Nodal analysis provides a general procedure for analyzing circuits using node voltages as the circuit variables. Choosing node voltages instead of element voltages as circuit variables is convenient and reduces the number of equations one must solve simultaneously.
To simplify matters, we shall assume in this section that circuits do not contain voltage sources. Circuits that contain voltage sources will be analyzed in the next section.
Nodal analysis is also known as the node-voltage method.
Fig. 1: Node-voltage definition and notation.
In nodal analysis, we are interested in finding the node voltages. To define a set of node voltages, we first select a reference node.

#### Node Voltage

The node voltages are the voltages between the remaining nodes and the selected reference node.
Fig.no.1 shows the notation used to define node-voltage variables. In this figure the reference node is indicated by the ground symbol and the node voltages are identified by a voltage symbol next to all the other nodes. This notation means that the positive reference mark for the node voltage is located at the node in question, whereas the negative mark is at the reference node. Obviously, any circuit with $N$ nodes involves $N-1$ node voltages since one node, the reference node, is known. Given a circuit with n nodes without voltage sources, the nodal analysis of the circuit involves taking the following three steps.

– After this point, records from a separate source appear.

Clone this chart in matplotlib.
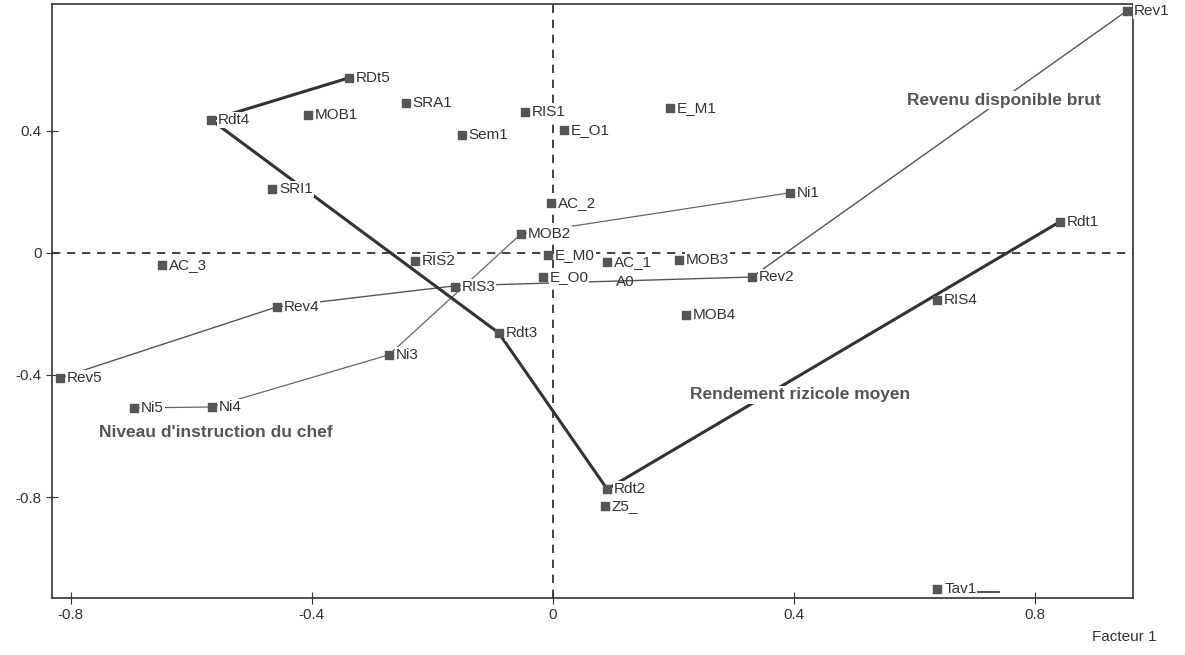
import matplotlib.pyplot as plt

plt.rcParams['font.family'] = ['Liberation Sans', 'DejaVu Sans']

# modalites (facteur 1, facteur 2)
labels = ['Rev1', 'Rdt1', 'Ni1', 'E_M1', 'E_O1', 'RIS1', 'Sem1', 'SRA1', 'RDt5', 'MOB1',
          'Rdt4', 'SRI1', 'AC_2', 'MOB2', 'RIS2', 'AC_3', 'E_M0', 'AC_1', 'E_O0', 'RIS3',
          'MOB3', 'Rev2', 'MOB4', 'RIS4', 'Rev4', 'Rdt3', 'Ni3', 'Rev5', 'Ni5', 'Ni4',
          'Rdt2', 'Z5_', 'Tav1']
f1 = [0.952, 0.841, 0.393, 0.194, 0.018, -0.046, -0.151, -0.244, -0.338, -0.406,
      -0.567, -0.466, -0.003, -0.053, -0.229, -0.648, -0.008, 0.090, -0.017, -0.163,
      0.209, 0.330, 0.221, 0.637, -0.458, -0.090, -0.272, -0.818, -0.695, -0.566,
      0.090, 0.086, 0.638]
f2 = [0.793, 0.102, 0.197, 0.475, 0.403, 0.462, 0.387, 0.492, 0.574, 0.452,
      0.436, 0.210, 0.164, 0.062, -0.026, -0.039, -0.007, -0.030, -0.079, -0.111,
      -0.023, -0.079, -0.203, -0.154, -0.177, -0.262, -0.334, -0.410, -0.508, -0.505,
      -0.774, -0.830, -1.102]

# trajectoires
rdt_x = [0.841, 0.090, -0.090, -0.567, -0.338]
rdt_y = [0.102, -0.774, -0.262, 0.436, 0.574]
rev_x = [0.952, 0.330, -0.163, -0.458, -0.818]
rev_y = [0.793, -0.079, -0.108, -0.177, -0.410]
ni_x = [0.393, -0.053, -0.272, -0.566, -0.695]
ni_y = [0.197, 0.062, -0.334, -0.505, -0.508]

fig = plt.figure(figsize=(11.85, 6.55), dpi=100)
ax = fig.add_axes([0.0439, 0.087, 0.912, 0.907])

ax.axhline(0, color='#222', lw=1.2, ls=(0, (5, 4)), zorder=1)
ax.axvline(0, color='#222', lw=1.2, ls=(0, (5, 4)), zorder=1)

ax.plot(rev_x, rev_y, color='#555', lw=1, zorder=2)
ax.plot(ni_x, ni_y, color='#666', lw=0.9, zorder=2)
ax.plot(rdt_x, rdt_y, color='#333', lw=2.2, zorder=2)

ax.scatter(f1, f2, marker='s', s=28, color='#555', zorder=3)
for lab, x, y in zip(labels, f1, f2):
    ax.annotate(lab, (x, y), xytext=(5, 0), textcoords='offset points',
                ha='left', va='center', fontsize=11, color='#333', zorder=4,
                bbox=dict(facecolor='white', edgecolor='none', pad=0.6))
ax.text(0.105, -0.095, 'A0', fontsize=11, color='#333', ha='left', va='center')
ax.plot([0.688, 0.74], [-1.112, -1.112], color='#333', lw=1.2)

bold = dict(fontsize=12.5, fontweight='bold', color='#555', ha='center', va='center',
            bbox=dict(facecolor='white', edgecolor='none', pad=1), zorder=5)
ax.text(0.748, 0.50, 'Revenu disponible brut', **bold)
ax.text(0.410, -0.465, 'Rendement rizicole moyen', **bold)
ax.text(-0.560, -0.590, "Niveau d'instruction du chef", **bold)

ax.set_xlim(-0.831, 0.962)
ax.set_ylim(-1.131, 0.816)
ax.set_xticks([-0.8, -0.4, 0, 0.4, 0.8])
ax.set_xticklabels(['-0.8', '-0.4', '0', '0.4', '0.8'])
ax.set_yticks([-0.8, -0.4, 0, 0.4])
ax.set_yticklabels(['-0.8', '-0.4', '0', '0.4'])
ax.tick_params(direction='inout', length=8, labelsize=11, labelcolor='#333', color='#333')
for s in ax.spines.values():
    s.set_color('#333')
    s.set_linewidth(1.2)

fig.text(0.949, 0.027, 'Facteur 1', fontsize=11, color='#333', ha='center', va='center')

fig.savefig('out.png', dpi=100)
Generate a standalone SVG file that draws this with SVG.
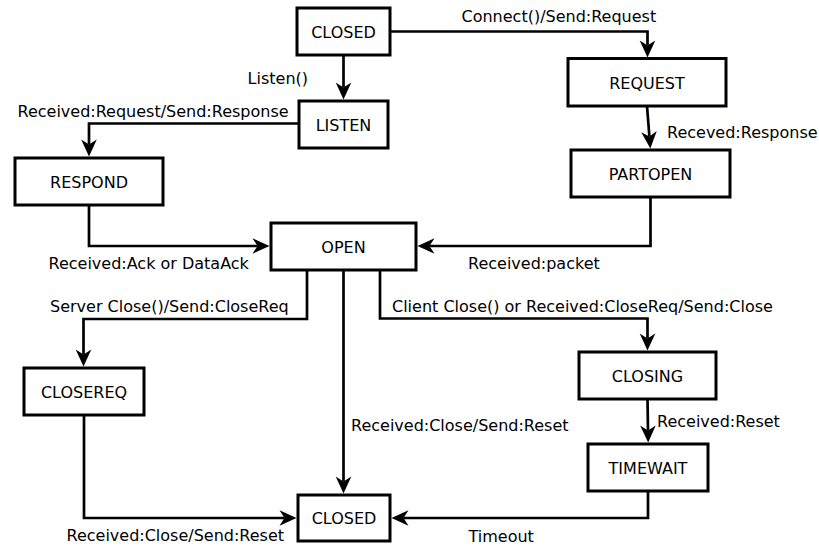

#### Steps to Determine Node Voltages :

• Select a node as the reference node. Assign voltages $v_1, v_2, . . . , v_{n-1}$ to the remaining $n - 1$ nodes. The voltages are referenced with respect to the reference node.
• Apply KCL to each of the $n - 1$ nonreference nodes. Use Ohm's law to express the branch currents in terms of node voltages.
The key idea to bear in mind is that, since resistance is a passive element, by the passive sign convention, current must always flow from a higher potential to a lower potential. We can express this principle as $$i = {v_{\text{higher}} - v_{\text{lower}} \over R}$$
• Solve the resulting simultaneous equations to obtain the unknown node voltages.
Example 1: Calculate the node voltages in the circuit shown in Fig. 2(a).
Fig. 2: For Example 1(a) original circuit, (b) circuit for analysis.
Solution:
Consider Fig. 2(b), where the circuit in Fig. 2(a) has been prepared for nodal analysis. Notice how the currents are selected for the application of KCL. Except for the branches with current sources, the labeling of the currents is arbitrary but consistent. The reference node is selected, and the node voltages $v_1$ and $v_2$ are now to be determined. At node 1, applying KCL and Ohm's law gives $$i_1 = i_2 + i_3$$ $$5 = {v_1 - v_2 \over 4}+ {v_1 - 0 \over 2}$$ Multiplying each term in the last equation by 4, we obtain $$20 = v_1 - v_2 + 2v_1$$ or $$3v_1 - v_2 = 20 \tag{1}$$ At node 2, we do the same thing and get $$i_2 + i_4 = i_1 + i_5$$ $${v_1 - v_2 \over 4} + 10 = 5 + {v_2 - 0 \over 6}$$ Multiplying each term by 12 results in $$3v_1 - 3v_2 + 120 = 60 + 2v_2$$ or $$-3v_1 + 5v_2 = 60 \tag{2}$$
Using the elimination technique, we add Eqs. (1) and (2). $$4v_2 = 80 \Rightarrow v_2 = 20 V$$ Substituting v2 = 20 in Eq. (1) gives $$3v_1 - 20 = 20 \Rightarrow 3v_1 = 40$$ $$v_1 = 13.33 V$$